ExecStart=/usr/bin/php cli.php
StandardInput=socket

[Install]
WantedBy=multi-user.target

Create a cli.php and implemente a few lines of code to read all the standard input (via file_get_contents("php://stdin") and run tasks accordingly.

Then, in your main application, let’s assume index.php, you can “dispatch a background job” by connecting to the socket and sending data:

$task = "SEND-NEWSLETTER:1011"
$socket = socket_create(AF_INET, SOCK_STREAM, SOL_TCP);
socket_connect($socket, "127.0.0.1", 50987);
socket_write($socket, $task, strlen($task));
socket_close($socket);

Systemd will listen for connections at 127.0.0.1:50987 and once data is received it will launch a new PHP process and pass the data to its standard input. This way your client won’t have to wait for SEND-NEWSLETTER to finish as it will be running on a different process.

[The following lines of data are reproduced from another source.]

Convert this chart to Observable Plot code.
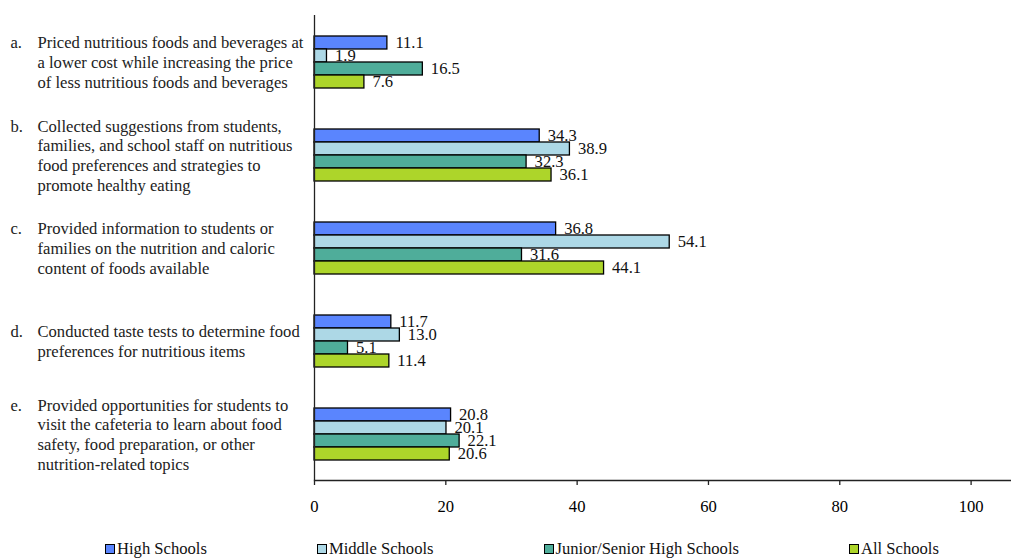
<!DOCTYPE html>
<html>
<head>
<meta charset="utf-8">
<script src="https://cdn.jsdelivr.net/npm/d3@7"></script>
<script src="https://cdn.jsdelivr.net/npm/@observablehq/plot@0.6"></script>
<style>
  body { margin: 0; background: #fff; font-family: "Liberation Serif", "Times New Roman", serif; }
  #chart svg { display: block; }
  .legend { display: flex; align-items: center; padding-left: 105px; margin-top: 9px; height: 20px; font-size: 16.6px; color: #111; gap: 110px; }
  .legend .item { display: flex; align-items: center; white-space: nowrap; }
  .legend .sw { width: 8px; height: 8px; border: 1.5px solid #000; margin-right: 2px; }
</style>
</head>
<body>
<div id="chart"></div>
<script>
const questions = ["a", "b", "c", "d", "e"];
const letters = ["a.", "b.", "c.", "d.", "e."];
const labels = [
  "Priced nutritious foods and beverages at\na lower cost while increasing the price\nof less nutritious foods and beverages",
  "Collected suggestions from students,\nfamilies, and school staff on nutritious\nfood preferences and strategies to\npromote healthy eating",
  "Provided information to students or\nfamilies on the nutrition and caloric\ncontent of foods available",
  "Conducted taste tests to determine food\npreferences for nutritious items",
  "Provided opportunities for students to\nvisit the cafeteria to learn about food\nsafety, food preparation, or other\nnutrition-related topics"
];
const series = ["High Schools", "Middle Schools", "Junior/Senior High Schools", "All Schools"];
const highSchools = [11.1, 34.3, 36.8, 11.7, 20.8];
const middleSchools = [1.9, 38.9, 54.1, 13.0, 20.1];
const juniorSenior = [16.5, 32.3, 31.6, 5.1, 22.1];
const allSchools = [7.6, 36.1, 44.1, 11.4, 20.6];
const colors = ["#5a85fe", "#add8e6", "#4fad9a", "#add52a"];
const xTicks = [0, 20, 40, 60, 80, 100];

const seriesValues = [highSchools, middleSchools, juniorSenior, allSchools];
const rows = [];
questions.forEach((q, i) => {
  series.forEach((s, j) => rows.push({q, s, v: seriesValues[j][i]}));
});
// the letter is padded with empty lines so that it sits on the body's first line
const qData = questions.map((q, i) => {
  const n = labels[i].split("\n").length;
  return {q, letter: letters[i] + "\n".repeat(n - 1), body: labels[i]};
});

const font = "Liberation Serif, Times New Roman, serif";
const fs = 16.6;

const chart = Plot.plot({
  width: 1011,
  height: 530,
  marginTop: 14,
  marginBottom: 49,
  marginLeft: 314,
  marginRight: 1,
  style: {fontFamily: font, fontSize: fs + "px", color: "#000", background: "#fff"},
  x: {domain: [0, 106]},
  y: {domain: series, axis: null, paddingInner: 0, paddingOuter: 1.46},
  fy: {domain: questions, axis: null, padding: 0},
  color: {domain: series, range: colors},
  marks: [
    Plot.barX(rows, {x: "v", y: "s", fy: "q", fill: "s", stroke: "#000", strokeWidth: 1.3}),
    Plot.text(rows, {x: "v", y: "s", fy: "q", text: d => d.v.toFixed(1), dx: 8, textAnchor: "start", fontSize: fs, fill: "#111"}),
    Plot.ruleX([0], {stroke: "#222", strokeWidth: 1.3}),
    Plot.frame({anchor: "bottom", facetAnchor: "bottom", stroke: "#222", strokeWidth: 1.3}),
    Plot.axisX({ticks: xTicks, tickSize: 5, tickPadding: 15, fontSize: fs, stroke: "#222", strokeWidth: 1.3, label: null, tickFormat: d => String(d)}),
    Plot.text(qData, {fy: "q", frameAnchor: "left", text: "letter", dx: -304, textAnchor: "start", lineHeight: 1.2, fontSize: fs, fill: "#222"}),
    Plot.text(qData, {fy: "q", frameAnchor: "left", text: "body", dx: -277, textAnchor: "start", lineHeight: 1.2, fontSize: fs, fill: "#222"})
  ]
});
document.getElementById("chart").appendChild(chart);

const legend = document.createElement("div");
legend.className = "legend";
series.forEach((s, i) => {
  const item = document.createElement("div");
  item.className = "item";
  const sw = document.createElement("span");
  sw.className = "sw";
  sw.style.background = colors[i];
  const t = document.createElement("span");
  t.textContent = s;
  item.appendChild(sw);
  item.appendChild(t);
  legend.appendChild(item);
});
document.body.appendChild(legend);
</script>
</body>
</html>
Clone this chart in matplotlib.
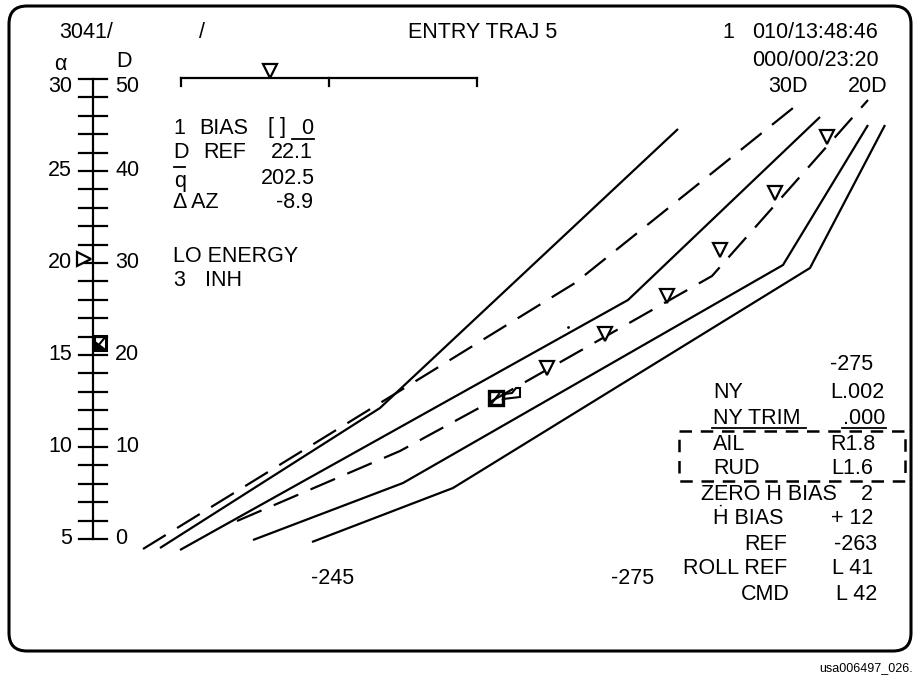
import matplotlib
matplotlib.use("Agg")
import matplotlib.pyplot as plt
from matplotlib.patches import FancyBboxPatch, Rectangle, Polygon

plt.rcParams['font.family'] = ['Liberation Sans', 'DejaVu Sans']

# ---- data read off the display (screen pixel positions) ----
# entry trajectory lines: solid = limits, dashed = reference profiles
s1_x = [160, 380, 678]
s1_y = [548, 408, 129]
d1_x = [143, 575, 793]
d1_y = [549, 283, 108]
s2_x = [180, 628, 820]
s2_y = [550, 300, 117]
d2_x = [237, 400, 490, 712, 868]
d2_y = [521, 451, 402, 276, 100]
s3_x = [253, 403, 783, 868]
s3_y = [540, 483, 265, 125]
s4_x = [312, 453, 810, 885]
s4_y = [542, 488, 268, 125]

# history triangles along the reference line
hist_x = [547, 605, 667, 720, 775, 827]
hist_y = [368, 334, 296, 250, 193, 137]

# orbiter symbol
orb_x = 496
orb_y = 398

# alpha / drag scale
alpha_ticks = list(range(5, 31))
alpha_labels = [5, 10, 15, 20, 25, 30]
drag_labels = [0, 10, 20, 30, 40, 50]
alpha_now = 20.2
drag_now = 21.3

# top (range) scale
range_scale = [181, 329, 477]
range_now = 270

header = [("3041/", 59, 33), ("/", 199, 33), ("ENTRY TRAJ 5", 408, 33),
          ("1", 722, 33), ("010/13:48:46", 752, 33), ("000/00/23:20", 752, 60),
          ("30D", 768, 87), ("20D", 848, 87)]

left_block = [("1", 173, 128), ("BIAS", 199, 128), ("[ ]", 268, 128),
              ("D", 173, 153), ("REF", 203, 153),
              ("q", 174, 181), ("\u0394 AZ", 173, 203),
              ("LO ENERGY", 173, 256), ("3", 173, 280), ("INH", 205, 280)]
left_vals = [("0", 313, 128), ("22.1", 313, 153), ("202.5", 315, 178), ("-8.9", 313, 203)]

right_left = [("NY", 713, 393), ("NY TRIM", 713, 418), ("AIL", 713, 444),
              ("RUD", 713, 468), ("ZERO \u1e22 BIAS", 701, 494), ("\u1e22 BIAS", 713, 519)]
right_rlab = [("REF", 787, 544), ("ROLL REF", 787, 569), ("CMD", 790, 595)]
right_vals = [("L.002", 884, 393), (".000", 885, 418), ("R1.8", 875, 444),
              ("L1.6", 873, 468), ("2", 873, 494), ("+ 12", 873, 519),
              ("-263", 877, 544), ("L 41", 873, 569), ("L 42", 877, 595)]
misc = [("-275", 830, 365), ("-245", 311, 579), ("-275", 611, 579)]

FS = 15.5
LW = 1.6

fig = plt.figure(figsize=(9.15, 6.76), dpi=100)
ax = fig.add_axes([0, 0, 1, 1])
ax.set_xlim(0, 915)
ax.set_ylim(676, 0)
ax.axis('off')

# screen frame
ax.add_patch(FancyBboxPatch((9, 6), 902, 645, boxstyle="round,pad=0,rounding_size=18",
                            fill=False, lw=2.2, ec='black'))

# trajectory lines
for xs, ys in [(s1_x, s1_y), (s2_x, s2_y), (s3_x, s3_y), (s4_x, s4_y)]:
    ax.plot(xs, ys, color='black', lw=LW, solid_capstyle='butt')
for xs, ys in [(d1_x, d1_y), (d2_x, d2_y)]:
    ax.plot(xs, ys, color='black', lw=LW, linestyle=(0, (12, 6)), dash_capstyle='butt')

ax.plot(hist_x, hist_y, 'v', ms=10, mfc='white', mec='black', mew=1.6, ls='none')
ax.plot([568], [327], '.', ms=2, color='black')

# orbiter symbol: square with flag
ax.add_patch(Rectangle((orb_x - 7, orb_y - 7), 14, 14, fill=False, lw=2.4, ec='black'))
ax.plot([orb_x - 4, orb_x + 3], [orb_y + 5, orb_y - 4], color='black', lw=1.5)
ax.add_patch(Polygon([(orb_x + 7, orb_y + 1), (orb_x + 9, orb_y - 4), (orb_x + 16, orb_y - 5),
                      (orb_x + 20, orb_y - 10), (orb_x + 24, orb_y - 10), (orb_x + 24, orb_y - 1)],
                     closed=True, fill=False, lw=1.5, ec='black'))

# top range scale
ax.plot([range_scale[0], range_scale[-1]], [78, 78], color='black', lw=LW)
for x in range_scale:
    ax.plot([x, x], [78, 86], color='black', lw=LW)
ax.plot([range_now], [71], 'v', ms=10, mfc='white', mec='black', mew=1.6)

# text
for s, x, y in header + left_block + right_left + misc:
    ax.text(x, y, s, fontsize=FS, ha='left', va='center')
for s, x, y in left_vals + right_vals + right_rlab:
    ax.text(x, y, s, fontsize=FS, ha='right', va='center')
ax.text(ax.get_xlim()[1] - 2, 668, "usa006497_026.", fontsize=9, ha='right', va='center')

# q bar, bias underline, NY TRIM underline
ax.plot([174, 185], [167, 167], color='black', lw=1.3)
ax.plot([292, 314], [139, 139], color='black', lw=1.3)
ax.plot([712, 806], [428, 428], color='black', lw=1.3)
ax.plot([842, 886], [428, 428], color='black', lw=1.3)

# dashed box round AIL / RUD
ax.add_patch(Rectangle((679, 431), 226, 50, fill=False, lw=1.8, ec='black',
                       linestyle=(0, (5, 3.5))))

# alpha / D scale on its own axis
sx = fig.add_axes([79 / 915, 1 - 539 / 676, 28 / 915, (539 - 79) / 676])
sx.set_xlim(0, 1)
sx.set_ylim(5, 30)
sx.axis('off')
sx.plot([0.5, 0.5], [5, 30], color='black', lw=LW, clip_on=False)
for a in alpha_ticks:
    sx.plot([0, 1], [a, a], color='black', lw=LW, clip_on=False)
for a, d in zip(alpha_labels, drag_labels):
    ya = a - 0.4 if a == 30 else a
    sx.text(-0.25, ya, str(a), fontsize=FS, ha='right', va='center')
    sx.text(1.29, ya, str(d), fontsize=FS, ha='left', va='center')
sx.text(-0.65, 30 + 14 / 18.4, "\u03b1", fontsize=FS, ha='center', va='center')
sx.text(1.6, 30 + 17 / 18.4, "D", fontsize=FS, ha='center', va='center')
sx.plot([0.17], [alpha_now], '>', ms=10, mfc='white', mec='black', mew=1.6, clip_on=False)
dy = 5 + drag_now / 2
sx.add_patch(Rectangle((0.55, dy - 0.38), 0.42, 0.76, fill=False, lw=2.2, ec='black', clip_on=False))
sx.add_patch(Polygon([(0.55, dy - 0.38), (0.97, dy - 0.38), (0.55, dy + 0.1)], closed=True,
                     color='black', clip_on=False))
sx.plot([0.6, 0.95], [dy - 0.3, dy + 0.35], color='black', lw=1.5, clip_on=False)

fig.savefig("out.png", dpi=100, facecolor='white')
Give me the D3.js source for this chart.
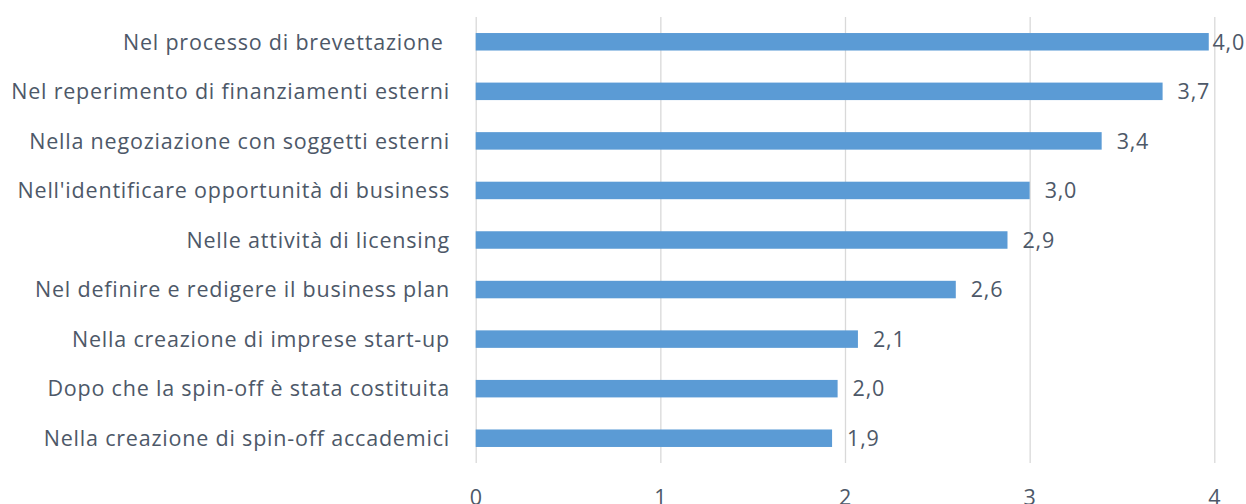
<!DOCTYPE html>
<html>
<head>
<meta charset="utf-8">
<script src="https://cdn.jsdelivr.net/npm/d3@7"></script>
<style>
  html, body { margin: 0; padding: 0; background: #ffffff; }
  svg { display: block; }
  text { font-family: "Open Sans", Lato, sans-serif; fill: #4d5868; letter-spacing: 0.8px; }
</style>
</head>
<body>
<svg id="chart" width="1246" height="504"></svg>
<script>
// Categories (top to bottom) and average scores
const categories = [
  "Nel processo di brevettazione ",
  "Nel reperimento di finanziamenti esterni",
  "Nella negoziazione con soggetti esterni",
  "Nell'identificare opportunità di business",
  "Nelle attività di licensing",
  "Nel definire e redigere il business plan",
  "Nella creazione di imprese start-up",
  "Dopo che la spin-off è stata costituita",
  "Nella creazione di spin-off accademici"
];
const values = [3.97, 3.72, 3.39, 3.00, 2.88, 2.60, 2.07, 1.96, 1.93];
const xTicks = [0, 1, 2, 3, 4];

const W = 1246, H = 504;
const plot = { left: 475.7, right: 1214.3, top: 17, bottom: 463 };
const fontSize = 21.5;

const svg = d3.select("#chart");

const x = d3.scaleLinear().domain([0, 4]).range([plot.left, plot.right]);
const y = d3.scaleBand()
  .domain(categories)
  .range([plot.top, plot.bottom])
  .paddingInner(0.647)
  .paddingOuter(0.3235);

// vertical gridlines
const grid = svg.append("g")
  .attr("transform", `translate(0,${plot.bottom})`)
  .call(d3.axisBottom(x).tickValues(xTicks).tickSize(-(plot.bottom - plot.top)).tickFormat(""));
grid.select(".domain").remove();
grid.selectAll(".tick line").attr("stroke", "#d9d9d9").attr("stroke-width", 1.3);

// x tick labels
const xa = svg.append("g")
  .attr("transform", `translate(0,${plot.bottom})`)
  .call(d3.axisBottom(x).tickValues(xTicks).tickSize(0).tickPadding(0).tickFormat(d3.format("d")));
xa.select(".domain").remove();
xa.selectAll(".tick text")
  .attr("y", 0)
  .attr("dy", 0)
  .attr("transform", "translate(0,42)")
  .style("font-size", fontSize + "px")
  .style("font-family", "'Open Sans', Lato, sans-serif")
  .attr("fill", "#4d5868");

// bars
svg.append("g").selectAll("rect")
  .data(values)
  .join("rect")
  .attr("x", x(0))
  .attr("y", (d, i) => y(categories[i]))
  .attr("width", d => x(d) - x(0))
  .attr("height", y.bandwidth())
  .attr("fill", "#5b9bd5");

// category labels
svg.append("g").selectAll("text")
  .data(categories)
  .join("text")
  .attr("x", 450)
  .attr("y", d => y(d) + y.bandwidth() / 2)
  .attr("dy", "0.36em")
  .attr("text-anchor", "end")
  .style("white-space", "pre")
  .style("font-size", fontSize + "px")
  .text(d => d);

// value labels, kept inside the canvas
const fmt = v => d3.format(".1f")(v).replace(".", ",");
svg.append("g").selectAll("text")
  .data(values)
  .join("text")
  .attr("y", (d, i) => y(categories[i]) + y.bandwidth() / 2)
  .attr("dy", "0.36em")
  .style("font-size", fontSize + "px")
  .text(d => fmt(d))
  .each(function(d) {
    const w = this.getComputedTextLength();
    d3.select(this).attr("x", Math.min(x(d) + 15, W - w - 1));
  });
</script>
</body>
</html>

And the best part? You can use journalctl to audit your jobs. 🙂

Closing Remarks

Systemd was crafted with a novel approach – inspired by Apple’s launchd – that contradicts traditional Unix philosophy, yet it has emerged as an impressively designed and unified ecosystem of tools and solutions to tackle common tasks.

It is included in most Linux distributions and can perform various functions such as networking configuration, containerization, process management, boot the system, listen for events and sockets, you name it. Now that you know how powerful, remarkably stable and mature it is… just use it!

Once you get into systemd you’ll have a few moments of pure amazement with it. One day you’ll be creating containers to suddenly realize that systemctl and journalctl can be used to inspect and affect a container in the same way you’re used to in your host machine. Another equally interesting moment in your journey is when you’ve an ARM system with 256 MB of RAM and you figure out that it just saved you 50 MB of precious RAM for other things.

Perhaps the kernel as systemd-kerneld?